At the Neural Information Processing Systems conference last week, the team presented a diverse, multilingual speech dataset that spans languages spoken by over 5 billion people. Dubbed the Multilingual Spoken Words Corpus, the dataset has more than 340,000 keywords in 50 languages with upwards of 23.4 million audio examples so far.

"We have built a dataset automation pipeline that can automatically identify and extract keywords and synthesize them into a dataset," said Vijay Janapa Reddi, Associate Professor of Electrical Engineering at SEAS and senior author of the study. "The Multilingual Spoken Words Corpus advances the research and development of voice-enabled applications for a broad global audience."

"Speech technology can empower billions of people across the planet, but there's a real need for large, open, and diverse datasets to catalyze innovation," said David Kanter, MLCommons co-founder and executive director and co-author of the study. "The Multilingual Spoken Words Corpus offers a tremendous breadth of languages. I'm excited for these datasets to improve everyday experiences like voice-enabled consumer devices and speech recognition."

To build the dataset, the team used recordings from Mozilla Common Voice, a massive global project that collects donated voice recordings in a wide variety of spoken languages, including languages with a smaller population of speakers. Through the Common Voice website, volunteer speakers are given a sentence to read aloud in their chosen language. Another group of volunteers listens to the recorded sentences and verifies its accuracy.

The researchers applied a machine learning algorithm that can recognize and pull keywords from recorded sentences in Common Voice.

For example, one sentence prompt from Common Voice reads: "He played college football at Texas and Rice."

First, the algorithm uses a common machine learning technique called forced alignment — specifically a tool called the Montreal Forced Aligner — to match the spoken words with text. Then the algorithm filters and extracts words with three or more characters (or two characters in Chinese). From the above sentence, the algorithm would pull "played" "college" "football" "Texas" "and" and "Rice." To add the word to the dataset, the algorithm needs to find at least five examples of the word, which ensures all words have multiple pronunciation examples.

The algorithm also optimizes for gender balance and minimal speaker overlap between the samples used for training and evaluating keyword spotting models.

"Our goal was to create a large corpus of very common words," said Mazumder, who is the first author of the study. "So, if you want to train a model for smart lights in Tamil, for example, you would probably use our dataset to pull the keywords "light", "on", "off" and "dim" and be able to find enough examples to train the model."

"We want to build the voice equivalent of Google search for text and images," said Reddi. "A dataset search engine that can go and find what you want, when you want it on the fly, rather than rely on static datasets that are costly and tedious to create."

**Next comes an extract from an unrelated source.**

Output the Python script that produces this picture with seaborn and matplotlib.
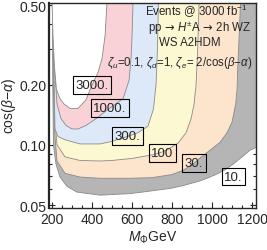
import numpy as np
import pandas as pd
import matplotlib
matplotlib.use("Agg")
import matplotlib.pyplot as plt
import seaborn as sns
from matplotlib.ticker import FixedLocator, NullFormatter

# contour levels (events) and boundary curves
levels = ["10.", "30.", "100", "300.", "1000.", "3000."]
fill_colors = ["#b5b5b5", "#fde4cc", "#fcf8d2", "#dde9f8", "#f8d2d6", "#ffffff"]

c10_x = [202, 204, 207, 220, 240, 275, 325, 440, 590, 690, 790, 855, 940, 990, 1025, 1065, 1105, 1150, 1190, 1220]
c10_y = [0.52, 0.2, 0.10, 0.08, 0.069, 0.062, 0.058, 0.056, 0.057, 0.0587, 0.0605, 0.0625, 0.066, 0.069, 0.0715, 0.075, 0.080, 0.087, 0.094, 0.097]

c30_x = [204, 207, 212, 225, 265, 340, 440, 590, 700, 800, 855, 910, 940, 990, 1040, 1075, 1100, 1118, 1125, 1130, 1137, 1142]
c30_y = [0.52, 0.2, 0.12, 0.083, 0.072, 0.069, 0.068, 0.068, 0.0685, 0.071, 0.0745, 0.081, 0.086, 0.094, 0.103, 0.115, 0.13, 0.16, 0.19, 0.27, 0.38, 0.52]

c100_x = [206, 210, 215, 225, 265, 340, 440, 500, 600, 700, 750, 780, 830, 870, 895, 910, 920, 928, 935]
c100_y = [0.52, 0.2, 0.13, 0.10, 0.087, 0.0835, 0.083, 0.0835, 0.0855, 0.089, 0.092, 0.095, 0.102, 0.115, 0.135, 0.16, 0.2, 0.3, 0.52]

c300_x = [208, 211, 215, 230, 265, 340, 440, 500, 577, 630, 680, 707, 720, 727, 732]
c300_y = [0.52, 0.2, 0.12, 0.11, 0.106, 0.101, 0.101, 0.104, 0.11, 0.115, 0.124, 0.151, 0.2, 0.3, 0.52]

c1000_x = [205, 208, 212, 225, 245, 270, 300, 330, 370, 420, 490, 555, 585, 595, 600, 605]
c1000_y = [0.52, 0.35, 0.25, 0.16, 0.135, 0.125, 0.12, 0.12, 0.125, 0.135, 0.153, 0.17, 0.21, 0.27, 0.35, 0.52]

c3000_x = [200, 205, 212, 222, 240, 260, 290, 330, 370, 400, 430, 450, 465, 475]
c3000_y = [0.52, 0.35, 0.25, 0.19, 0.17, 0.16, 0.152, 0.152, 0.168, 0.199, 0.23, 0.27, 0.35, 0.52]

# contour label positions
label_x = [1107, 910, 752, 577, 490, 400]
label_y = [0.0694, 0.0811, 0.091, 0.1107, 0.153, 0.199]

x_ticks = [200, 400, 600, 800, 1000, 1200]
y_ticks = [0.05, 0.10, 0.20, 0.50]
y_ticklabels = ["0.05", "0.10", "0.20", "0.50"]

sns.set_style("ticks")
plt.rcParams["font.family"] = ["Liberation Sans", "DejaVu Sans"]
plt.rcParams["mathtext.fontset"] = "custom"
plt.rcParams["mathtext.rm"] = "Liberation Sans"
plt.rcParams["mathtext.it"] = "Liberation Sans:italic"
plt.rcParams["mathtext.sf"] = "DejaVu Sans"

curves = [(c10_x, c10_y), (c30_x, c30_y), (c100_x, c100_y),
          (c300_x, c300_y), (c1000_x, c1000_y), (c3000_x, c3000_y)]

fig = plt.figure(figsize=(2.67, 2.51), dpi=100)
ax = fig.add_axes([0.1835, 0.1673, 0.7742, 0.8167])
ax.set_yscale("log")

for i, (cx, cy) in enumerate(curves):
    px = list(cx)
    py = list(cy)
    if i == 0:
        px += [1300, 1300, 150]
        py += [py[-1], 0.7, 0.7]
    else:
        px += [px[-1], px[0]]
        py += [0.7, 0.7]
    ax.fill(px, py, color=fill_colors[i], lw=0, zorder=1 + i)
    df = pd.DataFrame({"x": cx, "y": cy})
    sns.lineplot(data=df, x="x", y="y", sort=False, estimator=None, ax=ax,
                 color="#8a8a8a", lw=0.6, zorder=1.5 + i)

for lab, lx, ly in zip(levels, label_x, label_y):
    ax.text(lx, ly, lab, fontsize=9.5, ha="center", va="center", zorder=20,
            bbox=dict(boxstyle="square,pad=0.2", fc="none", ec="black", lw=0.8))

ax.set_xlim(185, 1218)
ax.set_ylim(0.0483, 0.5116)
ax.xaxis.set_major_locator(FixedLocator(x_ticks))
ax.xaxis.set_minor_locator(FixedLocator(np.arange(200, 1201, 50)))
ax.yaxis.set_major_locator(FixedLocator(y_ticks))
ax.yaxis.set_minor_locator(FixedLocator([0.06, 0.07, 0.08, 0.09, 0.3, 0.4]))
ax.set_yticklabels(y_ticklabels)
ax.yaxis.set_minor_formatter(NullFormatter())
ax.tick_params(which="both", direction="in", top=True, right=True, labelsize=10, pad=2, width=0.8)
ax.tick_params(which="major", length=4)
ax.tick_params(which="minor", length=2.2)
ax.tick_params(axis="x", pad=3)
for s in ax.spines.values():
    s.set_linewidth(1.0)
    s.set_zorder(30)
ax.spines["left"].set_linewidth(1.6)

ax.set_xlabel(r"$M_{\Phi}$GeV", fontsize=10, labelpad=2)
ax.set_ylabel(r"cos($\beta$$-$$\alpha$)", fontsize=10, labelpad=1)

ax.text(0.71, 0.962, r"Events @ 3000 fb$^{-1}$", transform=ax.transAxes, ha="center", va="center", fontsize=8.3, zorder=25)
ax.text(0.73, 0.882, r"pp$\,\mathsf{\rightarrow}\,$$H^{\pm}$A$\,\mathsf{\rightarrow}\,$2h WZ", transform=ax.transAxes, ha="center", va="center", fontsize=8.3, zorder=25)
ax.text(0.68, 0.81, "WS A2HDM", transform=ax.transAxes, ha="center", va="center", fontsize=8.3, zorder=25)
ax.text(0.63, 0.71, r"$\zeta_u$=0.1, $\zeta_d$=1, $\zeta_e$= 2/cos($\beta$$-$$\alpha$)", transform=ax.transAxes, ha="center", va="center", fontsize=8.3, zorder=25)

fig.savefig("out.png", dpi=100)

When the researchers compared the accuracy of models trained on their dataset against models trained on a Google dataset that was manually constructed by carefully sourcing individual and specific words, the team found only a small accuracy gap between the two.

For most of the 50 languages, the Multilingual Spoken Words Corpus is the first available keyword dataset that is free for commercial use. For several languages, such as Mongolian, Sakha, and Hakha Chin, it is the first keyword spotting dataset in the language.

"This is just the beginning," said Reddi. "Our goal is to build a database with 1,000 words in 1,000 different languages."

"Whether it's on Common Voice or YouTube, Wikicommons, archive.org, or any other creative commons site, there is so much more data out there that we can scrape to build this dataset and expand the diversity of the languages for voice-based interfaces," said Mazumder. "Voice interfaces can make technology more accessible for users with visual or physical impairments, or for lower literacy users. We hope free datasets like ours will help assistive technology developers to meet these needs."

The corpus is available on MLCommons, a not-for-profit, open engineering consortium dedicated to improving machine learning for everyone. Reddi is Vice President and a board member of MLCommons .

The paper was co-authored by Sharad Chitlangia, Colby Banbury, Yiping Kang, Juan Manuel Ciro, Keith Achorn, Daniel Galvez, Mark Sabini, Peter Mattson, Greg Diamos, Pete Warden and Josh Meyer.

The research was sponsored in part by the Semiconductor Research Corporation (SRC) and Google.